In operation, a method is provided comprising one or more steps, such as, for instance, providing a plurality of synchronized clocks at a plurality of locations, transmitting at least one electromagnetic query signal from the one or more moveable objects, receiving said transmitted at least one electromagnetic query signal, responding to said transmitted at least one electromagnetic query signal by generating at least one acoustic signal such that said at least one responsively transmitted acoustic signal is transmitted at a start time based on timing of the synchronized clocks, measuring a transit time of said responsively generated at least one acoustic signal to the one or more objects by measuring a time beginning at the start time and ending upon receipt of said responsively transmitted at least one acoustic signal, and determining a distance based on the transit time.

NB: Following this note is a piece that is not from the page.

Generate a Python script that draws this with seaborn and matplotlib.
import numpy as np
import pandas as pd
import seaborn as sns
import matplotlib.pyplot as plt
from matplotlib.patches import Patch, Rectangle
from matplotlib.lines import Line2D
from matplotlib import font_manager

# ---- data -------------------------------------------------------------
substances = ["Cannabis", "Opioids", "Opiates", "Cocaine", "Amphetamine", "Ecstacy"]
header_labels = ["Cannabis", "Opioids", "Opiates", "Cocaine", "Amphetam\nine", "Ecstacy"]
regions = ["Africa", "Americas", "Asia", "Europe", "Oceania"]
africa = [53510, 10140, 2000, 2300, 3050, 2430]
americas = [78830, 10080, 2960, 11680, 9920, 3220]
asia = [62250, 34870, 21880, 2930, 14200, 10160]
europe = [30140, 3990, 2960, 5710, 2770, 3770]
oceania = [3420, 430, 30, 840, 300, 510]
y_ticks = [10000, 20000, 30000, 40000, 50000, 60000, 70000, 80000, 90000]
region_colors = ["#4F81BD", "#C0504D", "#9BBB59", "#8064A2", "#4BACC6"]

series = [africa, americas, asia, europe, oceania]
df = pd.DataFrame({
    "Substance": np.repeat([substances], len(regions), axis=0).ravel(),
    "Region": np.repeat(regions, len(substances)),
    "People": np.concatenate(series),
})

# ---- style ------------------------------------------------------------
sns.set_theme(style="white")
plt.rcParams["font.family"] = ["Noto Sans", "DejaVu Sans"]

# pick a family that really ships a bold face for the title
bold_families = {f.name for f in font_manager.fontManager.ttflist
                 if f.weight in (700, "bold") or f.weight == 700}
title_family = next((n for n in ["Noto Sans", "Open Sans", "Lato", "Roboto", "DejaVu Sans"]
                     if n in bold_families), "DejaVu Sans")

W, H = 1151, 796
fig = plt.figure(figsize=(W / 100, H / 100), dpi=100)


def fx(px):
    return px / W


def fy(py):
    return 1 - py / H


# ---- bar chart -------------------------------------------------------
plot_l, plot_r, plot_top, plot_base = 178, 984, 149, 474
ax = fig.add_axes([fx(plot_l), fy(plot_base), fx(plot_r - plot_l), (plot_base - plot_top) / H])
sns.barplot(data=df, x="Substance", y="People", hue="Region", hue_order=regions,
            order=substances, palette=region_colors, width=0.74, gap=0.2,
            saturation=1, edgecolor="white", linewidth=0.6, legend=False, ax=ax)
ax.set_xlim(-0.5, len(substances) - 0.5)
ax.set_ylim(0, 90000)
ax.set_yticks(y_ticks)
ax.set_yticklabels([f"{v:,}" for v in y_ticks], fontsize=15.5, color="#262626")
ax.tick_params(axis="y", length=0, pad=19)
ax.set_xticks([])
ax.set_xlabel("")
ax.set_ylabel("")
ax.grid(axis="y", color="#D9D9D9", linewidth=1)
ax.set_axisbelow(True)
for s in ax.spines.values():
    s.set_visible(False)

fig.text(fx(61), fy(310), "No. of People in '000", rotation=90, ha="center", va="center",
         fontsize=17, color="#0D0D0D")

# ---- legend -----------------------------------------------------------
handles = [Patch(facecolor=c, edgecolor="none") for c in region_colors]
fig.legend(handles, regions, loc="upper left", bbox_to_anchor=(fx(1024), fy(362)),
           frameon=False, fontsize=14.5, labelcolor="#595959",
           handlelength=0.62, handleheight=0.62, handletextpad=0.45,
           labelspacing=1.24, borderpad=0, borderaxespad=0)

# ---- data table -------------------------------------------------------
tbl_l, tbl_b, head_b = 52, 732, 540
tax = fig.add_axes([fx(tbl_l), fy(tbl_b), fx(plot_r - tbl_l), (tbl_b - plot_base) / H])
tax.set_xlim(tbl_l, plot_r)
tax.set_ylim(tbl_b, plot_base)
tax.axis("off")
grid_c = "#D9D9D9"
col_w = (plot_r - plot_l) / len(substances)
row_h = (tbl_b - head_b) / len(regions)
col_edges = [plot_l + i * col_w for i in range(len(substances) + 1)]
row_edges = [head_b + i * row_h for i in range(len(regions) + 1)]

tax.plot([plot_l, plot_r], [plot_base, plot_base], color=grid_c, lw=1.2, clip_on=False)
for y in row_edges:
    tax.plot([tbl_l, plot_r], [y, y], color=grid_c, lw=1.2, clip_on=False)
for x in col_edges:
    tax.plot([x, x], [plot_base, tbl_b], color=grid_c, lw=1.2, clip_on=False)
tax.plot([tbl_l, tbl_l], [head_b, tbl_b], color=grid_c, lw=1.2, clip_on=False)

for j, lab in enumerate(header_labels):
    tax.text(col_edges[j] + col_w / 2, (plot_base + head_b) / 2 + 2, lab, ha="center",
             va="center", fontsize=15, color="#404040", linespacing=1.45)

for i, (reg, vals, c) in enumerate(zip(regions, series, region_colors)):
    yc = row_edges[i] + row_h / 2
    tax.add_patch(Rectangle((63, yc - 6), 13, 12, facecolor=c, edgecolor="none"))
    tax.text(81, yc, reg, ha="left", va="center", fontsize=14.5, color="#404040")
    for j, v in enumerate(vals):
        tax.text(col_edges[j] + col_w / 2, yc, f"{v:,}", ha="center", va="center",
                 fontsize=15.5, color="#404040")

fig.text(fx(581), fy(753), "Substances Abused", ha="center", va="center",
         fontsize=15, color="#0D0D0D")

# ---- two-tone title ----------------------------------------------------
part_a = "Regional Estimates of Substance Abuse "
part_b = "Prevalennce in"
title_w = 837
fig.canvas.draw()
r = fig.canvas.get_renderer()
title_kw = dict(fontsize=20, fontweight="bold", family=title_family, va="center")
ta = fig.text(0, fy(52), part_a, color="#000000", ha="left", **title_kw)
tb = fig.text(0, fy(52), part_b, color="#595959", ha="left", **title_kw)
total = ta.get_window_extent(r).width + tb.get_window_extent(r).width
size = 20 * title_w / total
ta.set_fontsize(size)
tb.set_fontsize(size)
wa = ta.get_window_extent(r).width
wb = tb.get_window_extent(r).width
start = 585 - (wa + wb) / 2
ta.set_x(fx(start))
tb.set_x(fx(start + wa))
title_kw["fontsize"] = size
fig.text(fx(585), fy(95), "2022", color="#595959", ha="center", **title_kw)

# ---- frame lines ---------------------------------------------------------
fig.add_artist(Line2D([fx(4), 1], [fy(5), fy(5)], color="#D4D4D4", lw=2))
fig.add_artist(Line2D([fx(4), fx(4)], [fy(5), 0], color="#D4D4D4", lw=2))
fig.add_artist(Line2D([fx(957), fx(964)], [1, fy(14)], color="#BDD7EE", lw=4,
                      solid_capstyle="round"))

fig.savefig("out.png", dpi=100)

Other steps might include providing one or more transponders moveable within the environment operable for effecting the steps of receiving and transmitting and/or mounting respective of the one or more transponders to respective of the one or more moveable objects and/or mounting one more transponders to be affixed in position with respect to the environment.
The method may further comprise sending transponder identity information from the one or more transponders to identify a respective transponder that produces said responsively transmitted at least one acoustic signal and/or updating location information regarding a location of the one or more moveable objects within the environment and/or transmitting the location information utilizing an electromagnetic signal.

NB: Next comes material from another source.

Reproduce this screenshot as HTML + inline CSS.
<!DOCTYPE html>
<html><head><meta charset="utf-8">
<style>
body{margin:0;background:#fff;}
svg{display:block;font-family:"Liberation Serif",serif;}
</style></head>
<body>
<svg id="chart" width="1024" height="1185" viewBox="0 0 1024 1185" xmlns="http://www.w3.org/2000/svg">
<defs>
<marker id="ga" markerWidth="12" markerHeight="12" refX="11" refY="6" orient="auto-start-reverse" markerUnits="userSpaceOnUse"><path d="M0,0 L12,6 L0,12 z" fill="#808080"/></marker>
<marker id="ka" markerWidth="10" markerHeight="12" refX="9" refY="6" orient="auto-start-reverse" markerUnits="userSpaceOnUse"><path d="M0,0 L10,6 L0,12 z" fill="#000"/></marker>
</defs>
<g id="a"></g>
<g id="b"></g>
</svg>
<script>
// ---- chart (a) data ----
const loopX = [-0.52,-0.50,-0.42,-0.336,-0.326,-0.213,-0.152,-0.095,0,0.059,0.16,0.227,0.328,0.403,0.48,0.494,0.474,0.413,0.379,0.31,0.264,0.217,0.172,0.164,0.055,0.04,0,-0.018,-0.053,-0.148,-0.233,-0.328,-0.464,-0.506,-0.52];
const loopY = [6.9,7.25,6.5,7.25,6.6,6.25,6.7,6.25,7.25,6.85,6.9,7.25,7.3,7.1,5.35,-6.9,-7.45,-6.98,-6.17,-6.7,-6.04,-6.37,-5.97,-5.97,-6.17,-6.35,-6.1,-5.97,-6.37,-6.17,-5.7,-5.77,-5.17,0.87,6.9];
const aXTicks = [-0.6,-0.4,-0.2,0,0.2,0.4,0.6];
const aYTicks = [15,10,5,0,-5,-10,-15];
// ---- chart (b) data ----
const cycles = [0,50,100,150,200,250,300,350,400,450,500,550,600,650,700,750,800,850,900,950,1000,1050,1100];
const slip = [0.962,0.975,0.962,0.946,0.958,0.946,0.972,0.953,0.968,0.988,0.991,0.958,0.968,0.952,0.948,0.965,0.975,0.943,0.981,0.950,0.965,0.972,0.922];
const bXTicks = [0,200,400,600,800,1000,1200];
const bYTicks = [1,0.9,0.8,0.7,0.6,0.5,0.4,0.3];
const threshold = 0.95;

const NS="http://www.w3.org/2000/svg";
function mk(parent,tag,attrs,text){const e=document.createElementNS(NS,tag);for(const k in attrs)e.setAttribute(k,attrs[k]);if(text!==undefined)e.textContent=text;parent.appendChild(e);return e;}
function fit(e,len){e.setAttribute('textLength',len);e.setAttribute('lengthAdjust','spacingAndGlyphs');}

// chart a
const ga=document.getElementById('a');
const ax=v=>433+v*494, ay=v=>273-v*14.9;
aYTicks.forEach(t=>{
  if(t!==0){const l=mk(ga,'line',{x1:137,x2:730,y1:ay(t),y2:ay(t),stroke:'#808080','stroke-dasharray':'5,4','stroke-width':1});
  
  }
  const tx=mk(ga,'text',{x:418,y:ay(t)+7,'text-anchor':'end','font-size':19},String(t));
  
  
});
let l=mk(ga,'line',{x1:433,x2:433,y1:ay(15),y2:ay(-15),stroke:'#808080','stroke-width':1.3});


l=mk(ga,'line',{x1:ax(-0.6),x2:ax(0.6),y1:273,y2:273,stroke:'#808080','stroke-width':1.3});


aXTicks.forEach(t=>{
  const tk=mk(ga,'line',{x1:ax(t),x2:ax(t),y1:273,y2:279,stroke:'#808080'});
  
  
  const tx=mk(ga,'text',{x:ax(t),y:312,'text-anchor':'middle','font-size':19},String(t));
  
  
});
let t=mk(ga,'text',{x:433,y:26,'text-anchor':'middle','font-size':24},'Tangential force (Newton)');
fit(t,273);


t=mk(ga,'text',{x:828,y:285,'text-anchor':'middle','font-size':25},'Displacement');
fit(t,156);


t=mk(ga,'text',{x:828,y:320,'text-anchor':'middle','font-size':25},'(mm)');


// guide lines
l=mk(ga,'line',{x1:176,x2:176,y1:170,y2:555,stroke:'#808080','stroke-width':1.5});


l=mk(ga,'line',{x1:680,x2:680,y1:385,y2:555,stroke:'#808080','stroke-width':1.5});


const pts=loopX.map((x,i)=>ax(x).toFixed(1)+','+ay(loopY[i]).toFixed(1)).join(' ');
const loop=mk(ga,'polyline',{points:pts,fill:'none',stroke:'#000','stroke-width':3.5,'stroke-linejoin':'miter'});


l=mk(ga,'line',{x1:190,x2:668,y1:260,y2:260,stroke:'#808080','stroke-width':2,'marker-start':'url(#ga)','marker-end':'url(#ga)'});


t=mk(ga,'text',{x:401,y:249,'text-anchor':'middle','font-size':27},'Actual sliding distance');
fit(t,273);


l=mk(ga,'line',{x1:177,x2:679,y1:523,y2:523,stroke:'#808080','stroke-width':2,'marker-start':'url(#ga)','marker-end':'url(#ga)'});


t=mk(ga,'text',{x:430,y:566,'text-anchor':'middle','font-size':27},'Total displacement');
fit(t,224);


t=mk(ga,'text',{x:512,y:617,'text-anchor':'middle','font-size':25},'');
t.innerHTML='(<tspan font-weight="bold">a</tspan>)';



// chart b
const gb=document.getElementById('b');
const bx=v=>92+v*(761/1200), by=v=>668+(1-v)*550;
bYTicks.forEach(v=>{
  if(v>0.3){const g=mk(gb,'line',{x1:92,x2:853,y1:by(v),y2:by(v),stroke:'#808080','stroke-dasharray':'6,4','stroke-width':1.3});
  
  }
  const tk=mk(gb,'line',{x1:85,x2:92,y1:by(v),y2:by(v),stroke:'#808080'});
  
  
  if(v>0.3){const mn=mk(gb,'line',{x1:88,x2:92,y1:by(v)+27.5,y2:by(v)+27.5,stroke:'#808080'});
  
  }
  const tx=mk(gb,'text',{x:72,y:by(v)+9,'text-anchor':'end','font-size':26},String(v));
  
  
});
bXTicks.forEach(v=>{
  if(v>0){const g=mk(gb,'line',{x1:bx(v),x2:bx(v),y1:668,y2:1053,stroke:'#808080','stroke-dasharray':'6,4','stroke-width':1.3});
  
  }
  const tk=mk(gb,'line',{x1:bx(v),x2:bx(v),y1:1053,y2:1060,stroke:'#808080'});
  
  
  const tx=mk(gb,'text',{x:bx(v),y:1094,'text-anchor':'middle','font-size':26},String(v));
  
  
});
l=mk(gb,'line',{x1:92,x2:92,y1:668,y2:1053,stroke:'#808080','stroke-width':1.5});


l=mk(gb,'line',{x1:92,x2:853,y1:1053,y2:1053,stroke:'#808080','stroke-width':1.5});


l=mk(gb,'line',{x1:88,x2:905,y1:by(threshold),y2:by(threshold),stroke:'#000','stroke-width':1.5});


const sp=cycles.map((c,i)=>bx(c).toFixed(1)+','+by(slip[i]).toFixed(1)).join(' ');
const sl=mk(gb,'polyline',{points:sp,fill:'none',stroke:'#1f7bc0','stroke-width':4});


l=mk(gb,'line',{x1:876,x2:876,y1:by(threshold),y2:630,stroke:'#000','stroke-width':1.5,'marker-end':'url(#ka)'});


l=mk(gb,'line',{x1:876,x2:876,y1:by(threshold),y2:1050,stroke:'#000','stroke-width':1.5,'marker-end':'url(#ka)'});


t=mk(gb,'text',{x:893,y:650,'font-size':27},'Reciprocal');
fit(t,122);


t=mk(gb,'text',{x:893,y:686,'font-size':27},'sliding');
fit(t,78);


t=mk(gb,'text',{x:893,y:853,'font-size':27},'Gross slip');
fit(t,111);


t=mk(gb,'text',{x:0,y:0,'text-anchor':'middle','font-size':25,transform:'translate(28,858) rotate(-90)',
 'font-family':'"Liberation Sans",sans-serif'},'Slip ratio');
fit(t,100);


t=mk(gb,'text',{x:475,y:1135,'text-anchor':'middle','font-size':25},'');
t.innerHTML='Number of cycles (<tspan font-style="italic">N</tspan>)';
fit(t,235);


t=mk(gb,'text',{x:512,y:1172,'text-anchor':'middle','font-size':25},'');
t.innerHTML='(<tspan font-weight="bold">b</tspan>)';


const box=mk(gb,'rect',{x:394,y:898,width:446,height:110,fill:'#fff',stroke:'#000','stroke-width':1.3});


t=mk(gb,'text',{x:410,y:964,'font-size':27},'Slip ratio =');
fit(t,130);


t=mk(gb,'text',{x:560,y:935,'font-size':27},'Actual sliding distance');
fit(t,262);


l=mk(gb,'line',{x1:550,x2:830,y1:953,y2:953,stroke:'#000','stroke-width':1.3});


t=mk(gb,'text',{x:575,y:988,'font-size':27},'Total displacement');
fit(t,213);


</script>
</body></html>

Thus, the present invention provides a short distance measuring system for an environment which may comprise one or more elements such as, for instance, one or more moveable objects moveable within the environment, a transmitter for the one or more moveable objects operable for transmitting location information regarding a position of the one or more moveable objects within the environment and/or operable for transmitting a query signal, one or more transponders operable for producing a response signal in response to the query signal such that the response signal may be detectable by the one or more moveable objects, a plurality of synchronized clocks for the one or more transponders and for the one or more moveable objects so that the response signal is produced at a start time based upon a timing of the plurality of synchronized clocks, a transit-time measurement detector operable to measure a transit time of the response signal beginning at the start time and ending upon detection of the response signal by the one or more objects whereby the transit-time measurement detector may be operable for measuring a magnitude of a separation vector between the one or more moveable objects and the one or more transponders.
The system may further comprise a control system for maintaining a desired magnitude of the separation vector. In one embodiment, the control system is operable for automatically maintaining a desired formation of a plurality moveable objects by monitoring a plurality of corresponding of separation vectors. In a further embodiment, the system may comprise an information system for an operator or visitor desirous of determining his/her way in navigating through a complex environment, such as a large building complex. In this system, the moveable object transmitting a query signal may be a handheld, portable, battery-operated device which co-acts with acoustic transponders fixedly mounted within the environment.